Recurrence and Joint Recurrence Analysis of Multiple Attractors Energy Harvesting System

Abstract

The method of recurrence plots and joint recurrence plots are considered as tools for the nonlinear analysis of a dimensionless model of magnetoelastric piezoelectric energy harvester under wind flow excitation with low Reynolds number. The dynamics of the system is investigated by considering the bifurcation of the recurrence rate, the laminarity and the determinism and illustrations of system response are presented though the recurrence plots and phase diagrams. In order to enhance the efficiency of the system, a second degree of freedom is added to the mechanical part. The method of joint recurrence plot is used to analyze the global synchronization of the system. In this spirit, a feedback Master-Slave configuration is adopted to ensure optimal synchronized mechanical excursion and thus maximal electric voltage harvested in the electric load. Throughout the paper, attention is focussed on the effects of feedback coupling and mistuning parameter, as well as the relevance of the method of recurrence plots and joint recurrence plots in the analysis of such system. Specifically, it is shown that the joint recurrence plot synchronization parameter effectively detects domain of maximal output electric power as well as domain of out-of-phase motion leading to minimal output power.

Appendix: Definition of Recurrence Quantification Analysis Parameters

1. 1.

   RR which defines the percentage of recurring points in the whole matrix. The RR is higher for periodic dynamics and smaller for chaotic or random dynamics. By definition, one has

   $$\begin{aligned} RR=\frac{1}{N^2}\sum _{i,j=1}^N\mathbf {R}_{i,j}(\varepsilon )\cdot \end{aligned}$$

   (39)
2. 2.

   The percentage of recurrent points that form diagonal lines (of at least length \(\ell _{min}\)) parallel to the main diagonal DET gives information on the deterministic nature of the system. A chaotic system tends to have none or very short diagonals in opposite to periodic or quasi-periodic dynamics which tend to form regular diagonals parallel to the central diagonal along with mixture of short and long diagonals. The DET is defined as

   $$\begin{aligned} DET=\frac{\sum _{\ell =\ell _{min}}^N\ell P(\ell )}{\sum _{\ell =1}^N\ell P(\ell )}, \end{aligned}$$

   (40)

   where \(\ell \) is the length of the diagonal line and P(x) is the histogram of x for a given threshold \(\varepsilon \). If v is the length of the vertical line, one has

   $$\begin{aligned} LAM=\frac{\sum _{v=v_{min}}^Nv P(v)}{\sum _{v=1}^Nv P(v)} \end{aligned}$$

   (41)

   LAM decreases if the RP consists of more single recurrence points than vertical structures. This is related to the existence of intermittency in the system response [33].

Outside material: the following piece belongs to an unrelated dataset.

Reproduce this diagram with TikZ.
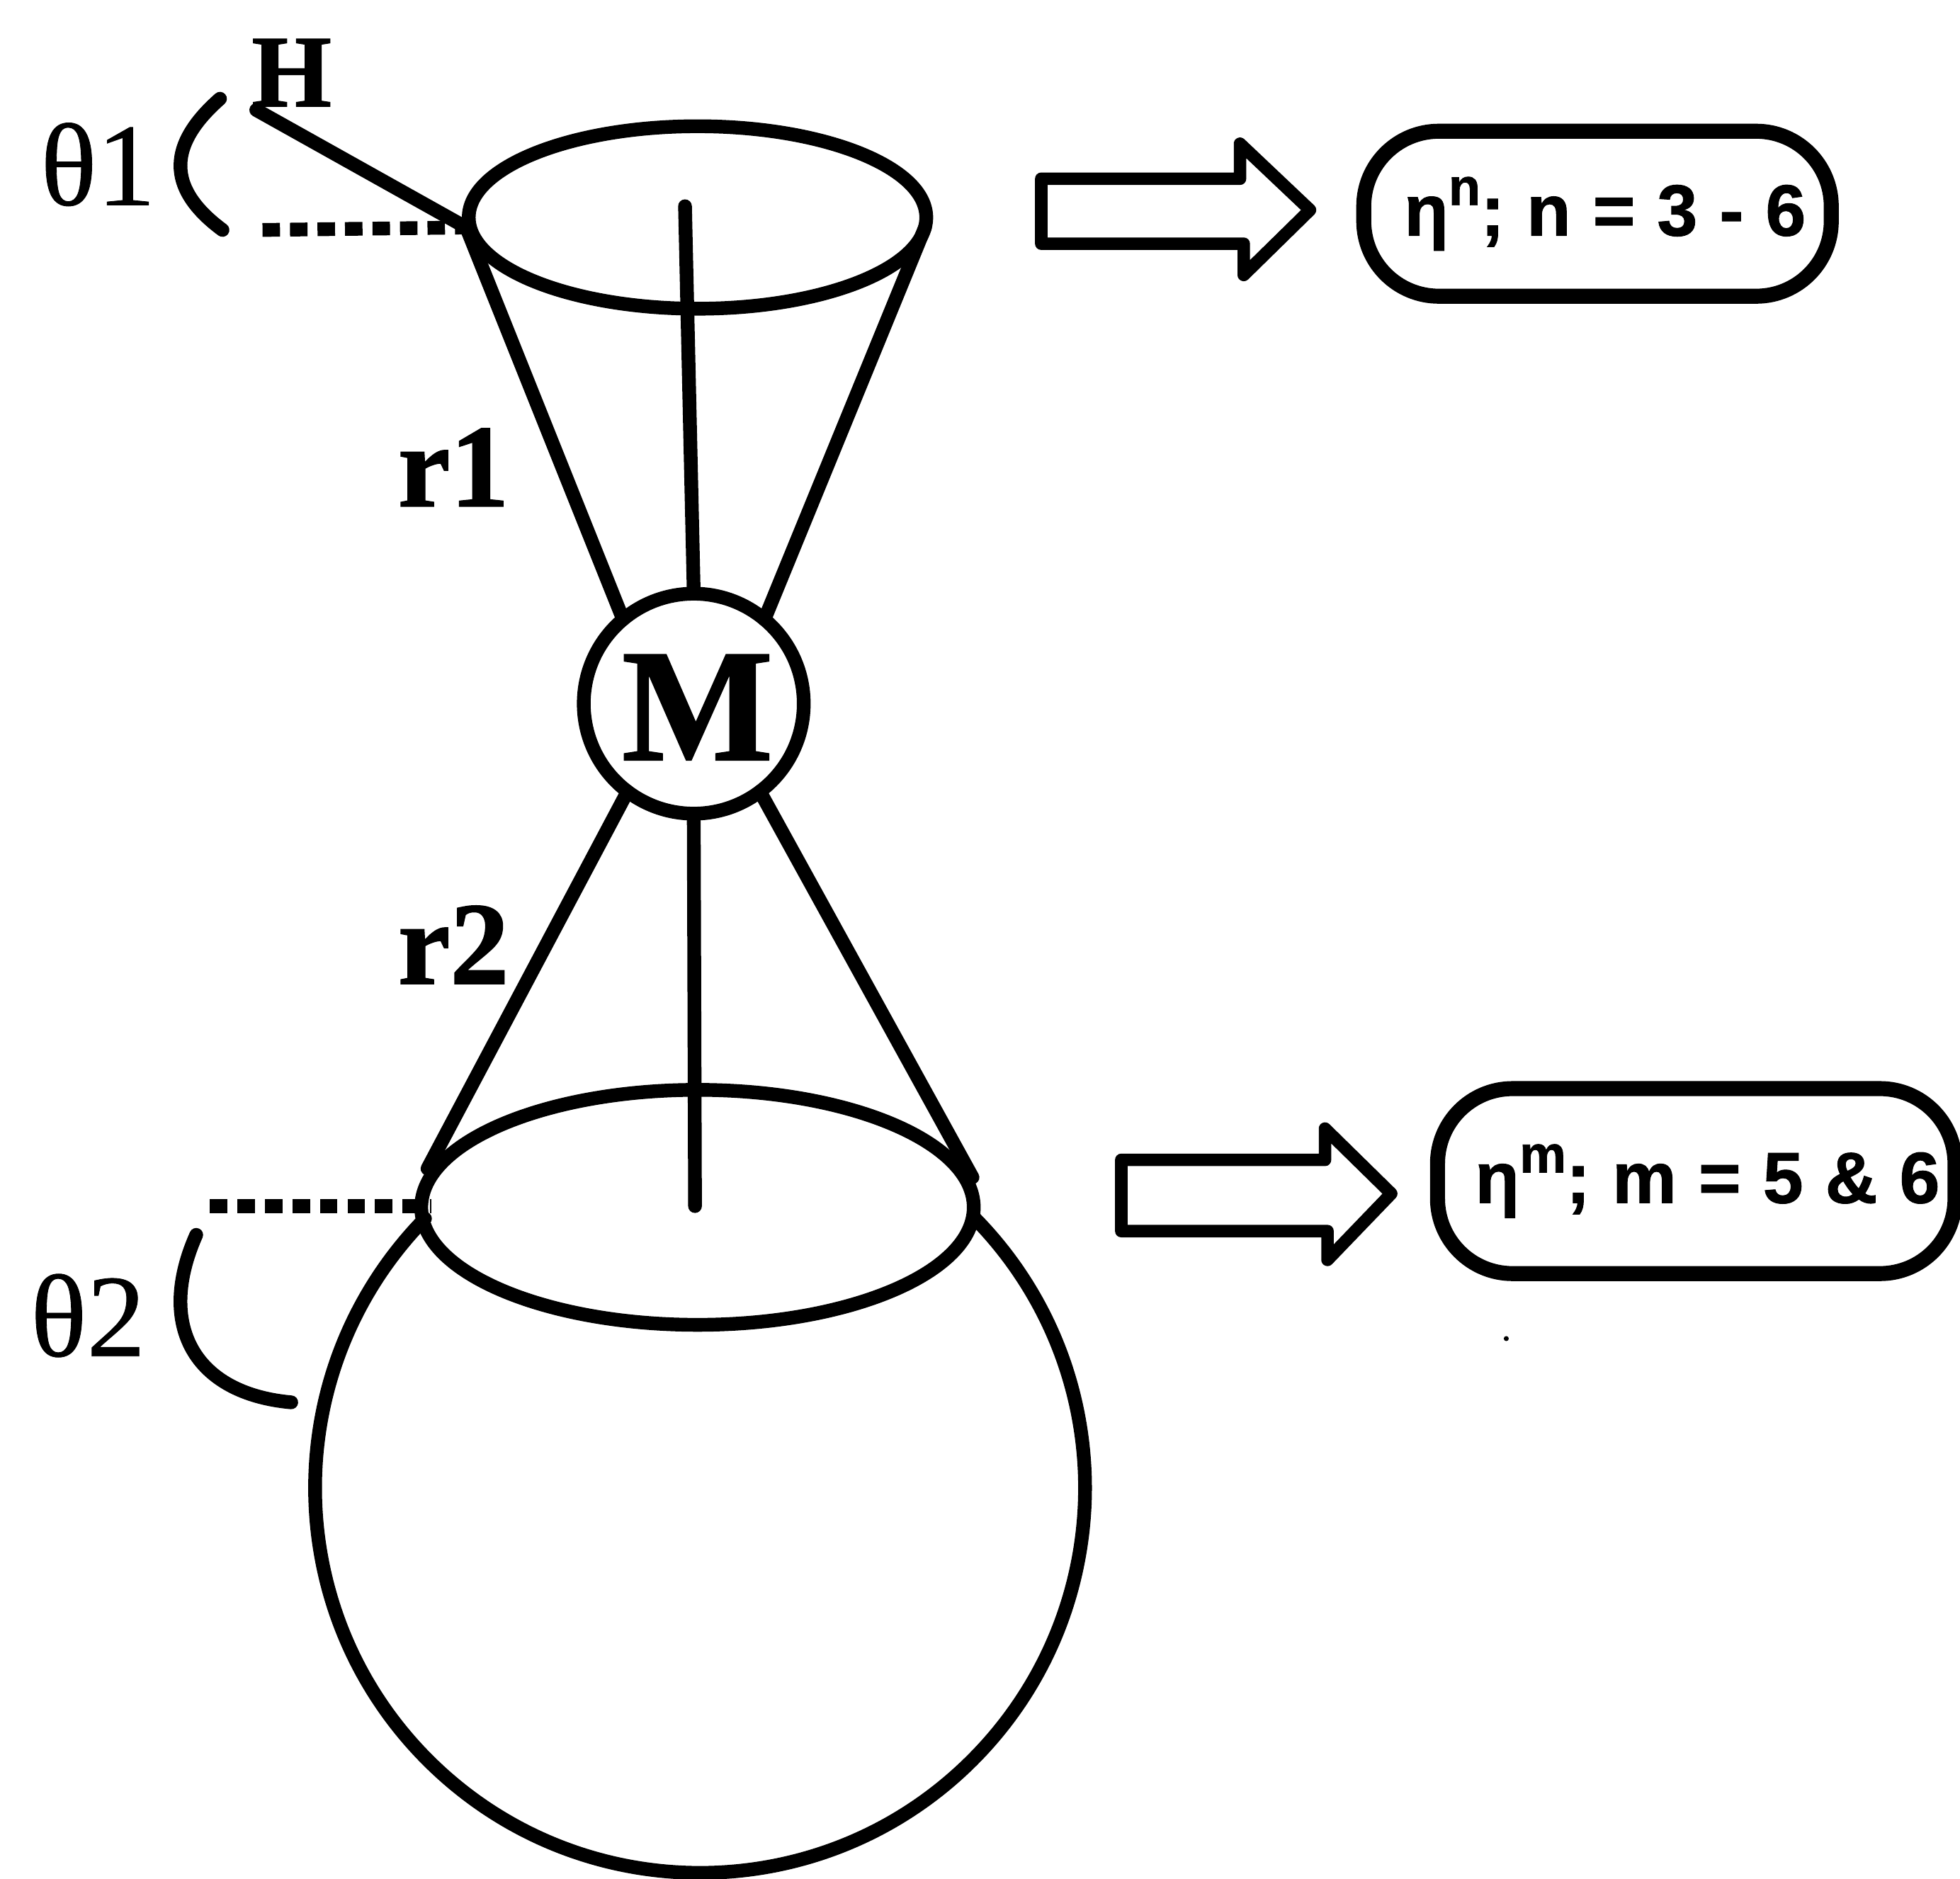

In obtaining the RP of the system, we used the fourth order Runge Kutta algorithm to obtain sets of N = 8000 points for time series. The first 1000 values were ignored (transient time) and the time step was kept constant \(\varDelta t=0.01\). The RR and DET are evaluated using the above definitions in a self made codes. However, various numerical codes are available online.

The bifurcation diagrams were obtained by increasing adiabatically (constant initial conditions) the bifurcation parameter and used the above procedure to generate the RR, LAM and DET.